In exclusive interview, UM president talks immigration, Poverty Solutions and socioeconomic diversity at the University
On Tuesday afternoon, Mark Schlissel, president of the University of Michigan, met with The Michigan Daily to address issues surrounding the University’s response to changes in national immigration policies, as well as its Poverty Solutions initiative and socioeconomic diversity on campus.
Changes in Immigration Policies and Statement
On Saturday, Schlissel released a statement proclaiming the University’s refusal to disclose students’ immigration information in response to President Donald Trump’s executive order banning the immigration of people from Muslim-majority countries.
The statement notes that the University has been a longtime advocate of international enrollment — the policy around students’ immigration statuses has been in place for months — and that it is “committed to protecting the rights and opportunities currently available” to community members.
Tuesday, Schlissel said he felt it was necessary to remind the community of the University’s stance, given the national political climate and concerned students on campus.
“These are very important basic long-held principles of the University, and I think it was an important moment to … reaffirm our values and reassure your fellow students of our longstanding policy,” he said.
He added a primary reason for the statement was to draw attention to the importance of international community members: faculty and staff, he clarified, will be afforded the same protections as international students.
“The reason I really wanted to speak up with clarity is I don’t necessarily think many people appreciate how international — not just our university — but all the great universities are,” he said. “We have students from over 100 countries around the globe. The idea of excluding a significant fraction of the world as being potential members of our community, I think would hurt us.”
The statement notes that information on immigration status will be kept private unless “required to (comply with enforcement agencies) by law.”
Schlissel said he could not speak to the possible ways in which this information could be required or the University’s possible compliance.
“Like the whole nation, we’re following very carefully things that are changing quite quickly, they change by the hour sometimes,” he said. “We have a staff keeping very close watch so that we know what the situation is and we can best advise members of our community.”

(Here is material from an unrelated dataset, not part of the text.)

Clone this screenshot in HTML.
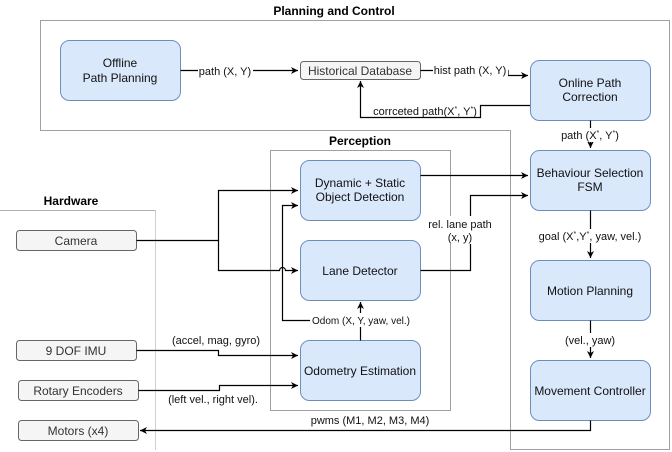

Schlissel was not able to comment regarding a specific plan for students with refugee status, as a widely circulated student petition calls for. University spokeswoman Kim Broekhuizen provided a general statement later Tuesday evening noting a newly-organized immigration working group would be better suited to respond to such issues.
"The group had its first meeting last week, and we will update the community when more information becomes available," she wrote in an email.
Schlissel noted the University’s affiliation with national organizations — like the Association of American Universities, which former University president Mary Sue Coleman now heads — to share approaches to addressing such problems. Coleman issued a statement Saturday urging the Trump administration to suspend the executive order.
"We recognize the importance of a strong visa process to our nation’s security," she said. "However, the administration’s new order barring the entry or return of individuals from certain countries is already causing damage and should end as quickly as possible."
Poverty Solutions, a multidisciplinary program that uses research to aid low-income families, was announced in October. In early January, a Facebook Live event was held in which panelists discussed the initiative.
In response to the University’s financial support of the project, Schlissel explained that all University contributions are consistent with its research goals.
“We only spend money on the University’s mission; it’s not as if we’re spending money directly on impoverished people in their everyday lives,” he said. “What we’re spending money on is supporting our researchers and our students who are doing research and teaching in this area.”
Schlissel acknowledged it is important to understand that, in doing this research, people’s lives are affected. He said without community engagement, it would not be right for the University to enter these areas and make assumptions about what people may or may not need.
Schlissel said one of the most positive aspects of this program is partnering with community groups and working with citizens in impoverished communities to try to apply and test ideas. He said the modest amount of money given to the program allows for this engagement with the community.
“What has me very excited about this initiative is it involves very close partnerships between experts in many different schools and colleges here, students, and then community groups that actually have the knowledge and their hands around the problem in a very real and local way,” he said.
Though Schlissel is in the process of implementing several Diversity, Equity and Inclusion initiatives, a report from the Equality of Opportunity Project gave the University an incredibly low ranking in terms of socioeconomic diversity and mobility.
The New York Times’ Upshot noted the report’s finding that 66 percent of students at the University come from the top 20 percent of the income distribution, while only 3.6 percent come from the bottom 20 percent.
Schlissel said he was disappointed in these numbers, but not surprised.
“We’ve identified this as a problem in recent years,” he said. “It’s not trending in the right direction and we’re serious about reversing it.”
Schlissel pointed to the success of the HAIL Scholars Program, now in its second year, which brought more than 250 low-income, largely first-generation students into last year’s freshman class.
The University also helped establish the American Talent Initiative, a program involving several higher education institutions that are working to increase the number of talented, low-income students.
“We’re making a commitment to bring to our campus top students from lower socioeconomic groups,” he said. “We’ve set rough target goals nationally to increase this number by a couple hundred thousand per year … students from lower socioeconomic communities are very talented, but they’re not applying to the same schools, or school at all sometimes, as similarly talented students in wealthier areas. They’re aiming low. The goal of this talent initiative is to identify that talent and help them aim high.”